Distributed training requires specialized orchestration tools for several critical reasons:
-
Coordination of Multiple Nodes:
In distributed training, the model training is split across multiple machines (or nodes). Each node may have different hardware configurations, memory capacities, and network latency. Orchestration tools help coordinate the communication between these nodes, ensuring that data is evenly distributed, models are updated synchronously or asynchronously, and tasks are distributed efficiently. -
Data Parallelism & Model Parallelism:
Distributed training can utilize two primary techniques—data parallelism (splitting the dataset across multiple devices) and model parallelism (splitting the model itself across devices). Orchestration tools manage how the data and model are partitioned and how the parts communicate to ensure scalability without data corruption or bottlenecks. -
Fault Tolerance and Recovery:
In a distributed system, nodes can fail or experience issues like crashes or network outages. Orchestration tools implement fault tolerance mechanisms, enabling the training process to recover gracefully. This includes reloading the model from checkpoints or rerouting tasks to healthy nodes, ensuring minimal disruption to training. -
Scalability:
As the scale of distributed training increases, manual coordination becomes impractical. Specialized orchestration tools are designed to scale with the number of nodes, automatically adjusting the task allocation, network traffic, and data movement. They also manage resource allocation across nodes, ensuring that resources are not underutilized or overburdened. -
Synchronization of Gradients:
One of the biggest challenges in distributed training is synchronizing the gradients (model updates) from multiple nodes. Synchronous and asynchronous gradient updates require complex algorithms to ensure that the model weights are correctly averaged or aggregated across nodes. Orchestration tools handle this communication, often using techniques like ring-based all-reduce, parameter server architecture, or collective communication algorithms. -
Efficient Resource Management:
Different devices or nodes (e.g., GPUs, TPUs) have varying computational power. Orchestration tools help allocate tasks to the right devices, taking into account the hardware capabilities and ensuring that each node is utilized optimally.
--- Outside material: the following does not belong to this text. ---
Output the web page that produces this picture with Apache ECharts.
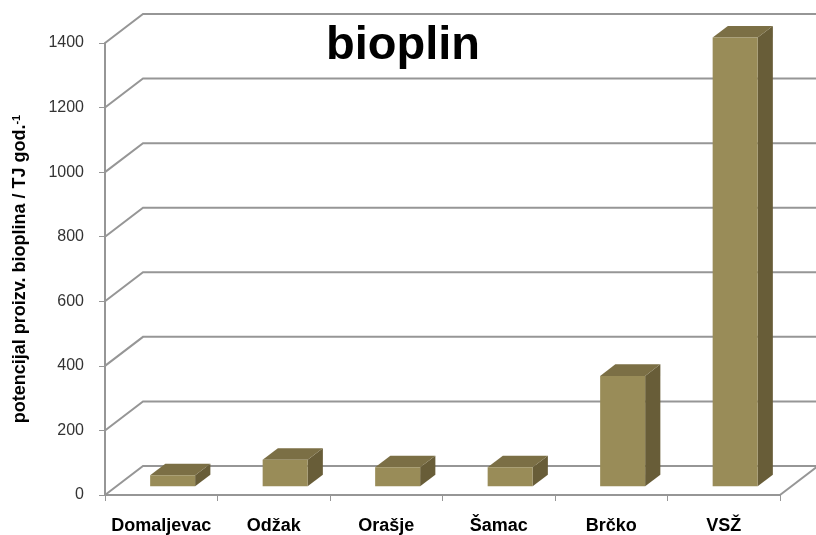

This can include balancing the workload or offloading less computationally expensive tasks to less powerful nodes. -
Latency Management:
The performance of distributed training can be heavily impacted by the network latency between nodes. Orchestration tools can monitor and manage latency to ensure that the data transfer between nodes happens as efficiently as possible. They may adjust the batch size, or optimize the data pipeline to mitigate the negative impact of latency. -
Hyperparameter Tuning:
Hyperparameter tuning in distributed training often involves running experiments in parallel across many nodes. Orchestration tools can automate the process of running multiple training jobs with different hyperparameters, ensuring that each experiment is launched efficiently and that the results are collected and analyzed in a way that facilitates quick decision-making. -
Security and Privacy:
Distributed training often requires dealing with sensitive data, particularly in federated learning or cross-device machine learning. Specialized orchestration tools help manage data security and privacy concerns by ensuring that only authorized nodes participate in training, that the data is encrypted in transit, and that federated learning models are kept secure. -
Cloud and Hybrid Environments:
Many distributed training tasks are carried out in cloud or hybrid cloud environments where resources (compute, storage) are not co-located. Orchestration tools help manage resource provisioning across different cloud providers or on-premise hardware, abstracting the complexities of cloud resource management and ensuring that the system operates as one unified platform.
In summary, distributed training requires orchestration tools to manage resource allocation, synchronization, fault tolerance, scalability, and efficiency. Without these tools, training large models across multiple machines would be inefficient, error-prone, and difficult to manage.